Now let $\mathcal{N} = \{N \subset \Omega\,:\,\text{there is }E \in \Sigma \text{ such that }N \subset E\text{ and }\mu(E)=0\}$ be the class of negligible sets. Then $\mathcal{N}$ is a $\sigma$-ideal, that is to say
- $\emptyset \in \mathcal{N}$,
- If $N \in \mathcal{N}$ and $B \subset N$ then $B \in \mathcal{N}$,
- If $N_1,N_2,\ldots \in \mathcal{N}$ then $\bigcup N_n \in \mathcal{N}$.

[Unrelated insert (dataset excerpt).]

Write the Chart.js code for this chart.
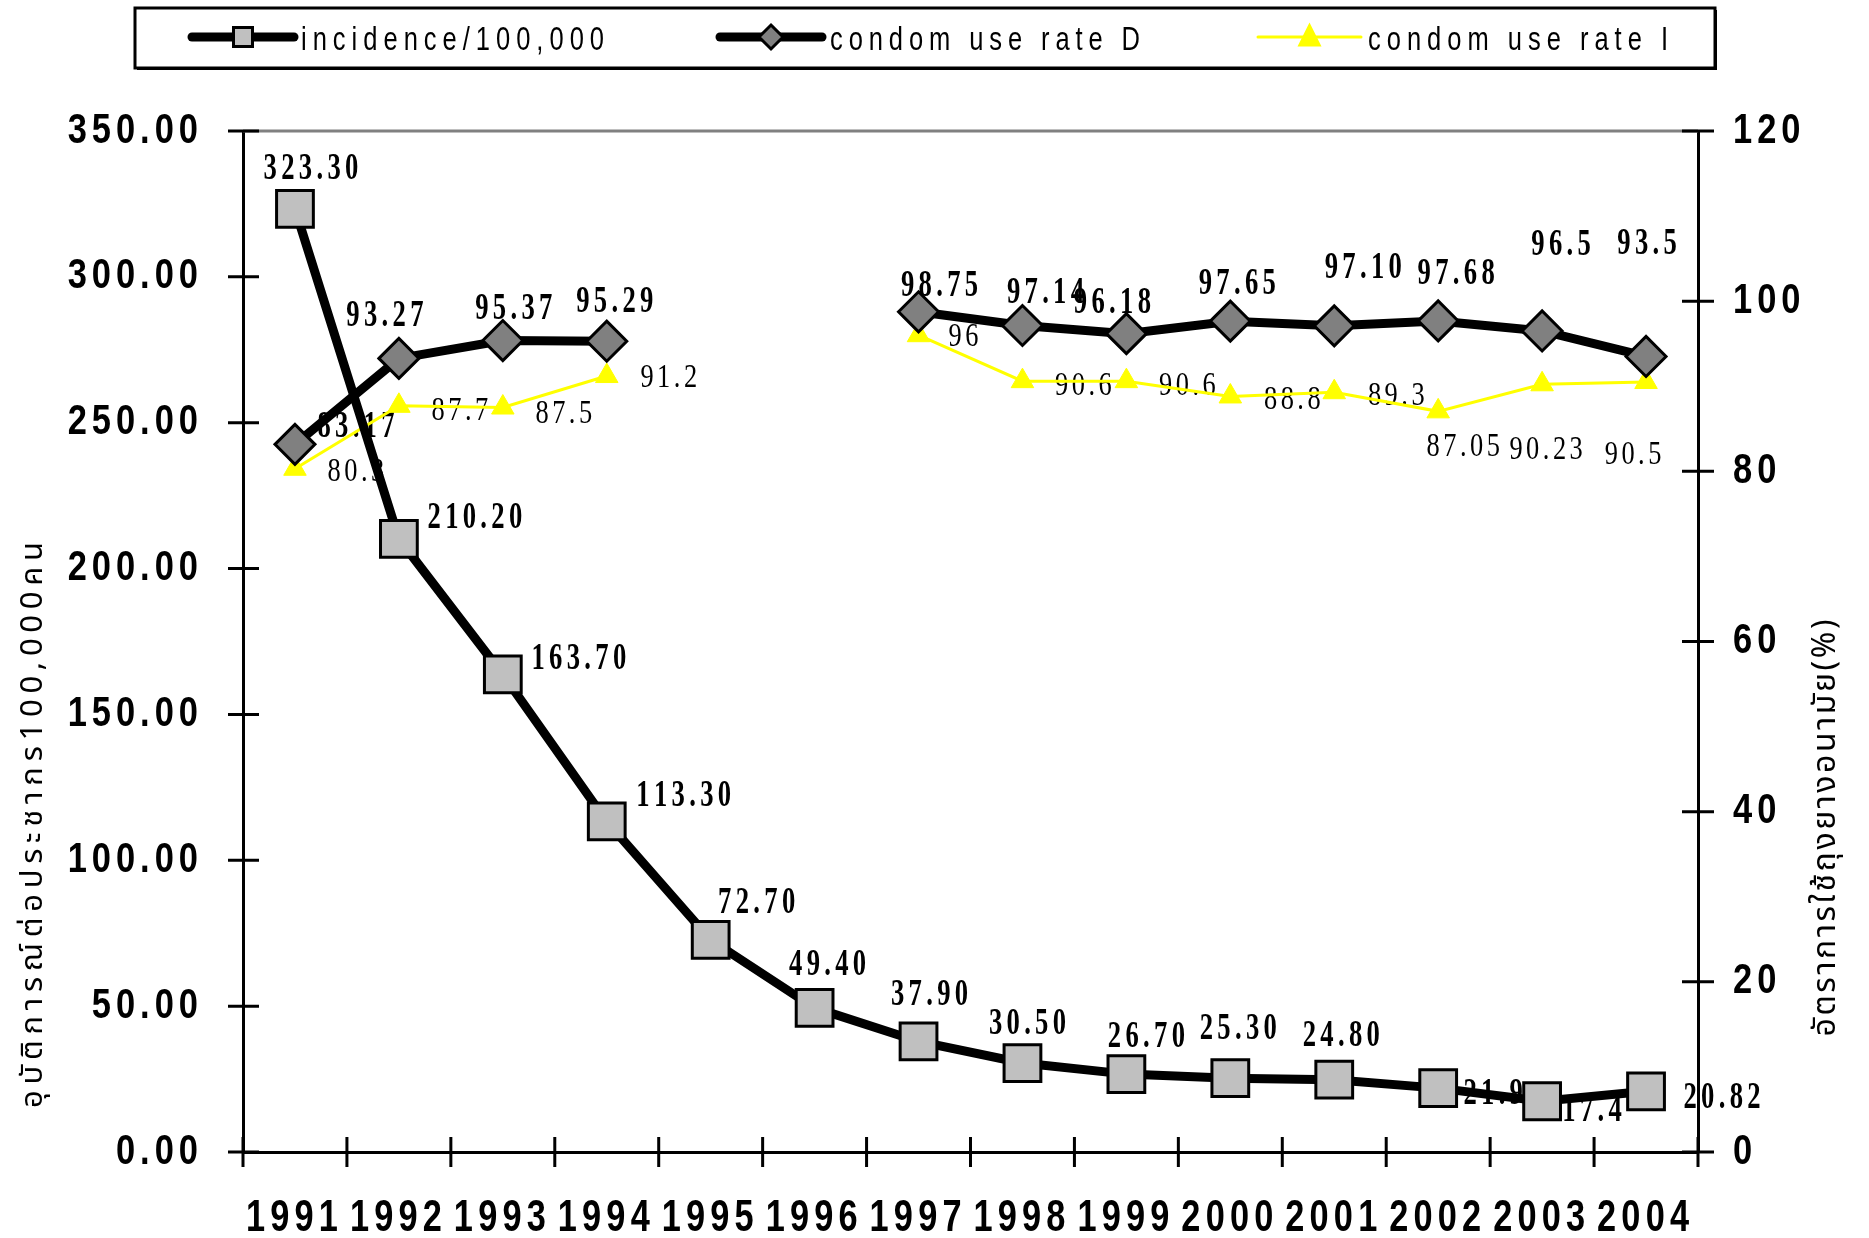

Example: If $\Omega = \mathbb{R}$, $\Sigma = $ Borel sets and $\mu =$ Lebesgue measure then $\mathcal{N}$ is the class of Lebesgue null sets.
The structure of a $\sigma$-ideal plays a rôle in the theory of measure algebras and on a basic level in the context of completion of a measure space.